Fast forward to the present, it seems that there are still many who are questioning the right and authority of the government to impose a quarantine in relation to the presence of Covid-19 infections in our country.
Again, this is not something new. In our own jurisprudence, as early as 1915, in the case of US vs. Jesus (G.R. No. 9651), the Supreme Court explained the extent of police power with regards public health, among others, in this wise:
“The police power of the state extends to the protection of the lives, limbs, health, comfort, and quiet of all persons, and the protection of all property within its borders. Under the general police power of the state, persons and property are subjected to all kinds of restrictions and burdens in order to secure the general health, comfort, and prosperity of all. This power, or the right to exercise it, as need may require, cannot be bargained away by the state. Even liberty itself, the greatest of all rights, is not unrestricted license to act according to one’s own will. It is only freedom from restraint under conditions essential to the quiet enjoyment of the same right by others.

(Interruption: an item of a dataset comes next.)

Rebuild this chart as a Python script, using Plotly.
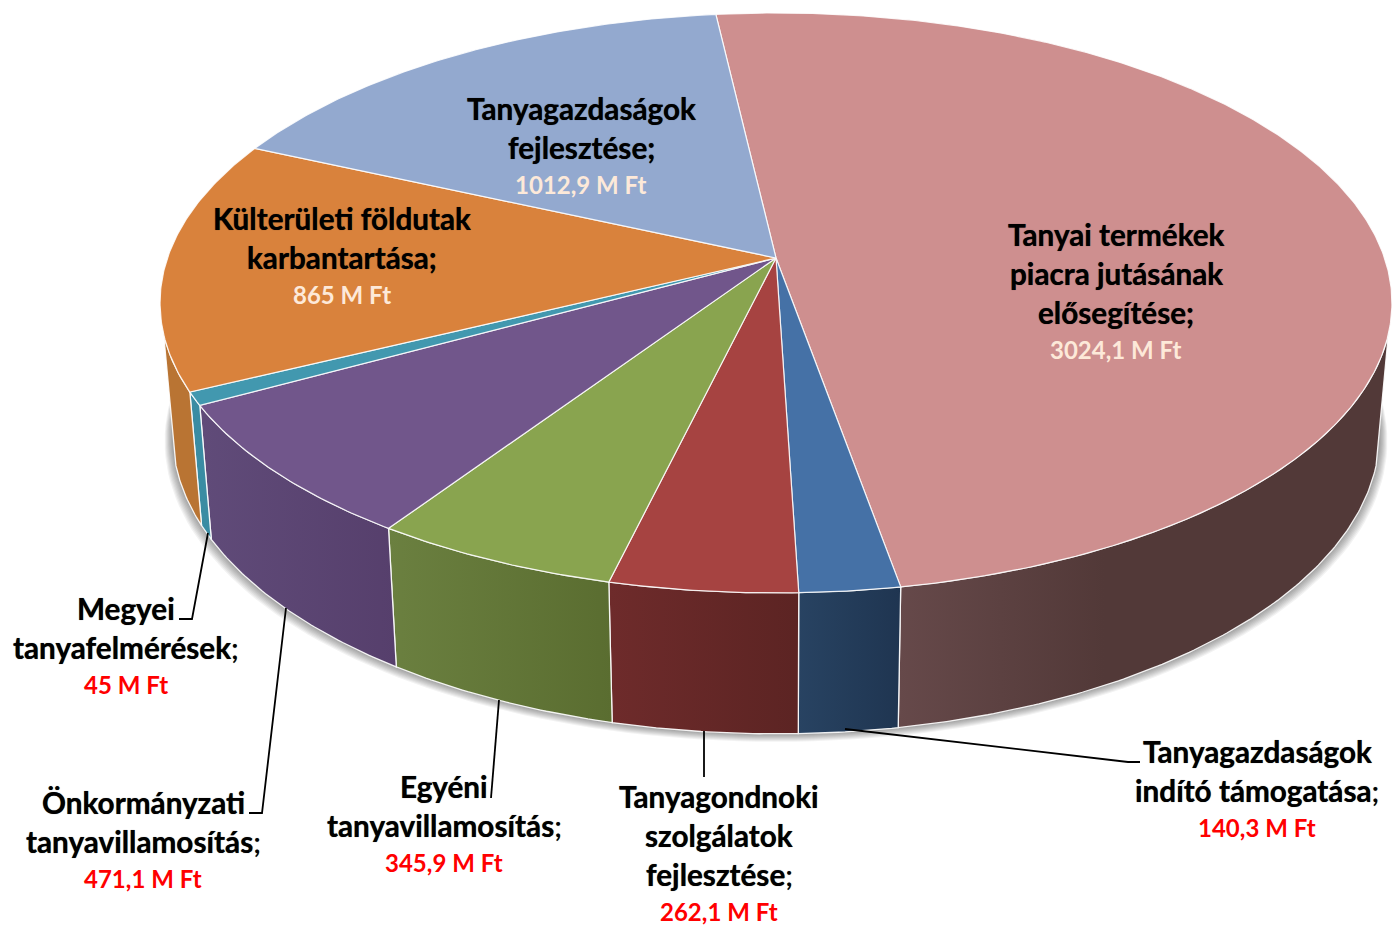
import numpy as np
import plotly.graph_objects as go

# ---- data ----
names = ["Tanyai termékek piacra jutásának elősegítése",
         "Tanyagazdaságok indító támogatása",
         "Tanyagondnoki szolgálatok fejlesztése",
         "Egyéni tanyavillamosítás",
         "Önkormányzati tanyavillamosítás",
         "Megyei tanyafelmérések",
         "Külterületi földutak karbantartása",
         "Tanyagazdaságok fejlesztése"]
values = [3024.1, 140.3, 262.1, 345.9, 471.1, 45, 865, 1012.9]
value_labels = ["3024,1 M Ft", "140,3 M Ft", "262,1 M Ft", "345,9 M Ft",
                "471,1 M Ft", "45 M Ft", "865 M Ft", "1012,9 M Ft"]

# ---- styles ----
top_colors = ["#CE8F8F", "#4571A6", "#A64341", "#89A44F", "#71568B", "#4298AF", "#D9823C", "#93A9CF"]
side_left = ["#66494A", "#284362", "#6E2B2B", "#6B8040", "#604B79", "#3A8CA3", "#B97433", "#93A9CF"]
side_right = ["#523938", "#1F3551", "#5C2423", "#5A6D30", "#563F6C", "#3A8CA3", "#B97433", "#93A9CF"]

# ---- projection of the pie ----
CX, CY, A, B, K = 776, 258, 283, 608.5, 0.155
START = -6.55         # clockwise degrees from the back of the pie
SX, DY0, DY1 = 0.98, 119, 1.037
VIS_FROM, VIS_TO = 105, 255   # part of the rim facing the viewer


def top_rim(deg):
    t = np.radians(deg)
    u, v = np.sin(t), np.cos(t)
    d = 1 + K * v
    return CX + B * u / d, CY - A * v / d


def low_rim(deg):
    x, y = top_rim(deg)
    return CX + (x - CX) * SX, DY0 + DY1 * y


fig = go.Figure()

# soft shadow under the pie
aa = np.linspace(0, 360, 241)
lx, ly = low_rim(aa)
for d in range(8, 0, -1):
    fig.add_trace(go.Scatter(x=CX + (lx - CX) * (1 + d / 620), y=ly + d, mode="lines",
                             fill="toself", fillcolor="rgba(0,0,0,0.05)",
                             line=dict(width=0), hoverinfo="skip", showlegend=False))

total = sum(values)
edges = START + np.concatenate([[0], np.cumsum(values)]) * 360 / total

# rim walls
for i in range(len(values)):
    a0, a1 = max(edges[i], VIS_FROM), min(edges[i + 1], VIS_TO)
    if a1 <= a0:
        continue
    n = max(3, int((a1 - a0) * 2))
    aa = np.linspace(a0, a1, n)
    tx, ty = top_rim(aa)
    bx, by = low_rim(aa)
    xs = np.concatenate([tx, bx[::-1], tx[:1]])
    ys = np.concatenate([ty, by[::-1], ty[:1]])
    stops = [[0, side_left[i]], [0.42 if i == 0 else 1, side_right[i]], [1, side_right[i]]]
    fig.add_trace(go.Scatter(x=xs, y=ys, mode="lines", fill="toself",
                             fillgradient=dict(type="horizontal", colorscale=stops),
                             line=dict(color="rgba(255,255,255,0.9)", width=1.3),
                             name=names[i], hoverinfo="name", showlegend=False))

# top faces
for i in range(len(values)):
    aa = np.linspace(edges[i], edges[i + 1], max(3, int((edges[i + 1] - edges[i]) * 2)))
    tx, ty = top_rim(aa)
    xs = np.concatenate([[CX], tx, [CX]])
    ys = np.concatenate([[CY], ty, [CY]])
    fig.add_trace(go.Scatter(x=xs, y=ys, mode="lines", fill="toself", fillcolor=top_colors[i],
                             line=dict(color="rgba(255,255,255,0.85)", width=1.2),
                             name=names[i], text=value_labels[i], hoverinfo="name+text",
                             showlegend=False))

# ---- labels: (text lines, centre x, first line y, value index, value colour) ----
labels = [
    (["Tanyai termékek", "piacra jutásának", "elősegítése;"], 1116, 234, 0, "#FDE9D9"),
    (["Tanyagazdaságok", "indító támogatása;"], 1257, 751, 1, "#FF0000"),
    (["Tanyagondnoki", "szolgálatok", "fejlesztése;"], 719, 796, 2, "#FF0000"),
    (["Egyéni", "tanyavillamosítás;"], 444, 786, 3, "#FF0000"),
    (["Önkormányzati", "tanyavillamosítás;"], 143, 802, 4, "#FF0000"),
    (["Megyei", "tanyafelmérések;"], 126, 608, 5, "#FF0000"),
    (["Külterületi földutak", "karbantartása;"], 342, 218, 6, "#FDE9D9"),
    (["Tanyagazdaságok", "fejlesztése;"], 581, 108, 7, "#FDE9D9"),
]
annotations = []
for lines, x, y0, idx, vcol in labels:
    for j, line in enumerate(lines):
        if vcol == "#FF0000" and line.endswith(";"):
            html = "<b>" + line[:-1] + "</b>;"
        else:
            html = "<b>" + line + "</b>"
        annotations.append(dict(x=x, y=y0 + 39 * j, text=html, showarrow=False,
                                xanchor="center", yanchor="middle",
                                font=dict(family="Lato", size=29.7, color="#000000",
                                          shadow="0 0 0.7px rgba(0,0,0,0.8)")))
    annotations.append(dict(x=x, y=y0 + 2 + 39 * (len(lines) - 1) + 35,
                            text="<b>" + value_labels[idx] + "</b>",
                            showarrow=False, xanchor="center", yanchor="middle",
                            font=dict(family="Lato", size=24, color=vcol)))

# leader lines
leaders = [
    ([179, 192, 208], [619, 619, 533]),
    ([249, 262, 286], [813, 813, 608]),
    ([491, 499], [798, 700]),
    ([704, 704], [777, 731]),
    ([845, 1128, 1140], [729, 762, 762]),
]
for lx_, ly_ in leaders:
    fig.add_trace(go.Scatter(x=lx_, y=ly_, mode="lines", line=dict(color="#000000", width=1.8),
                             hoverinfo="skip", showlegend=False))

fig.update_layout(
    width=1392, height=925, margin=dict(l=0, r=0, t=0, b=0),
    paper_bgcolor="#FFFFFF", plot_bgcolor="#FFFFFF", showlegend=False,
    xaxis=dict(range=[0, 1392], visible=False, fixedrange=True),
    yaxis=dict(range=[925, 0], visible=False, fixedrange=True),
    annotations=annotations,
)
fig.write_html("out.html", post_script="document.body.style.margin='0';",
               config=dict(displayModeBar=False))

It is as much for the interest of the state that public health should be preserved as that life should be made secure. With this end in view, quarantine laws have been enacted in most, if not all, civilized states….xxx”
Are there laws about it at present? R.A. 9271, or the “Quarantine Act of 2004” authorizes the Director of the Bureau of Quarantine with the approval of the Secretary of Health, “to promulgate and enforce rules and regulations as in his judgment are necessary to prevent the introduction, transmission or spread of “public health emergencies of international concern”” even to the extent that such regulations “shall provide for the apprehension, detention or surveillance for the purpose of preventing the introduction, transmission or spread of such public health emergencies of international concern”
Local government units, from municipalities to provinces, through their respective legislatures, are authorized, under the Local Government Code, to “Approve measures and adopt quarantine regulations to prevent the introduction and spread of diseases within its territorial jurisdiction”.
The fact is that even without these specific laws, it is an inherent power, AND EVEN A DUTY, of the government to adopt measures and take action to protect the health of its constituents.
We must remember that even first world countries are already taking drastic measures to combat the spread of the Covid-19 virus and we do not have the resources that they do.
We have to face the fact that we are ill-equipped to deal with this problem if it is allowed to spread uncontrollably. We do not have enough hospitals or even medical personnel, not to mention the equipment and supplies to deal with it if this happens. As we speak, we are even running out of something as basic as protective masks for our medical front liners probably because some unscrupulous profiteers, who should be shot, have been hoarding the supplies.
As a nation, the government and the populace, we must nip this problem in the bud, and we can only do this by COOPERATION. Otherwise, we are all dead ducks.